Write out the full listing exactly as given, minus the images.
▶
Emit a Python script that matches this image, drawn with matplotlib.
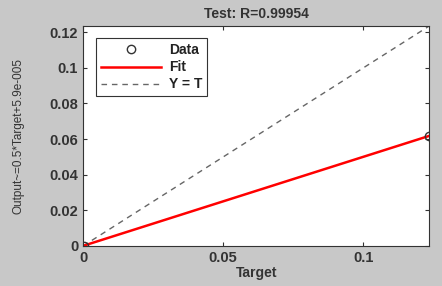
import numpy as np
import matplotlib.pyplot as plt

# test set: targets vs network outputs
target = [0.0002, 0.1235]
output = [0.0002, 0.0618]
fit_slope = 0.5
fit_icpt = 5.9e-5
lim = [0, 0.1235]
r_value = 0.99954

plt.rcParams['font.family'] = ['Liberation Sans', 'DejaVu Sans']
plt.rcParams['font.weight'] = 'bold'

fig = plt.figure(figsize=(4.42, 2.86), dpi=100, facecolor='#c8c8c8')
ax = fig.add_axes([0.188, 0.14, 0.783, 0.769])

t = np.array(lim)
ax.plot(t, fit_slope * t + fit_icpt, color='red', lw=1.8, label='Fit', zorder=2)
ax.plot(t, t, linestyle=(0, (4, 3.5)), color='#666666', lw=1.0, label='Y = T', zorder=1)
ax.plot(target, output, 'o', mfc='none', mec='#333333', ms=6, mew=1.0, label='Data', zorder=3)

ax.set_xlim(lim)
ax.set_ylim(lim)
ax.set_xticks([0, 0.05, 0.1])
ax.set_xticklabels(['0', '0.05', '0.1'])
ax.set_yticks([0, 0.02, 0.04, 0.06, 0.08, 0.1, 0.12])
ax.set_yticklabels(['0', '0.02', '0.04', '0.06', '0.08', '0.1', '0.12'])
ax.tick_params(direction='in', top=True, right=True, length=3, labelsize=10.5,
               labelcolor='#333333', color='#333333')
for s in ax.spines.values():
    s.set_color('#333333')

ax.set_title('Test: R=%.5f' % r_value, fontsize=10, color='#333333', pad=6,
             fontweight='bold')
ax.set_xlabel('Target', fontsize=10, color='#333333', labelpad=1, fontweight='bold')
ax.set_ylabel('Output~=0.5*Target+5.9e-005', fontsize=8.5, color='#333333', labelpad=18,
              fontweight='normal')

h, l = ax.get_legend_handles_labels()
order = [2, 0, 1]
leg = ax.legend([h[i] for i in order], [l[i] for i in order], loc='upper left',
                fontsize=10, fancybox=False, edgecolor='#333333', framealpha=1,
                handlelength=4.3, borderpad=0.35, labelspacing=0.22,
                handletextpad=0.6, bbox_to_anchor=(0.018, 0.975))
leg.get_frame().set_linewidth(0.8)
for txt in leg.get_texts():
    txt.set_color('#222222')

fig.savefig('out.png', dpi=100, facecolor=fig.get_facecolor())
◀
* Correct result *
Emit a Python script that matches this image, drawn with matplotlib.
import numpy as np
import matplotlib.pyplot as plt

# test set: targets vs network outputs
target = [0.0002, 0.1235]
output = [0.0002, 0.0618]
fit_slope = 0.5
fit_icpt = 5.9e-5
lim = [0, 0.1235]
r_value = 0.99954

plt.rcParams['font.family'] = ['Liberation Sans', 'DejaVu Sans']
plt.rcParams['font.weight'] = 'bold'

fig = plt.figure(figsize=(4.42, 2.86), dpi=100, facecolor='#c8c8c8')
ax = fig.add_axes([0.188, 0.14, 0.783, 0.769])

t = np.array(lim)
ax.plot(t, fit_slope * t + fit_icpt, color='red', lw=1.8, label='Fit', zorder=2)
ax.plot(t, t, linestyle=(0, (4, 3.5)), color='#666666', lw=1.0, label='Y = T', zorder=1)
ax.plot(target, output, 'o', mfc='none', mec='#333333', ms=6, mew=1.0, label='Data', zorder=3)

ax.set_xlim(lim)
ax.set_ylim(lim)
ax.set_xticks([0, 0.05, 0.1])
ax.set_xticklabels(['0', '0.05', '0.1'])
ax.set_yticks([0, 0.02, 0.04, 0.06, 0.08, 0.1, 0.12])
ax.set_yticklabels(['0', '0.02', '0.04', '0.06', '0.08', '0.1', '0.12'])
ax.tick_params(direction='in', top=True, right=True, length=3, labelsize=10.5,
               labelcolor='#333333', color='#333333')
for s in ax.spines.values():
    s.set_color('#333333')

ax.set_title('Test: R=%.5f' % r_value, fontsize=10, color='#333333', pad=6,
             fontweight='bold')
ax.set_xlabel('Target', fontsize=10, color='#333333', labelpad=1, fontweight='bold')
ax.set_ylabel('Output~=0.5*Target+5.9e-005', fontsize=8.5, color='#333333', labelpad=18,
              fontweight='normal')

h, l = ax.get_legend_handles_labels()
order = [2, 0, 1]
leg = ax.legend([h[i] for i in order], [l[i] for i in order], loc='upper left',
                fontsize=10, fancybox=False, edgecolor='#333333', framealpha=1,
                handlelength=4.3, borderpad=0.35, labelspacing=0.22,
                handletextpad=0.6, bbox_to_anchor=(0.018, 0.975))
leg.get_frame().set_linewidth(0.8)
for txt in leg.get_texts():
    txt.set_color('#222222')

fig.savefig('out.png', dpi=100, facecolor=fig.get_facecolor())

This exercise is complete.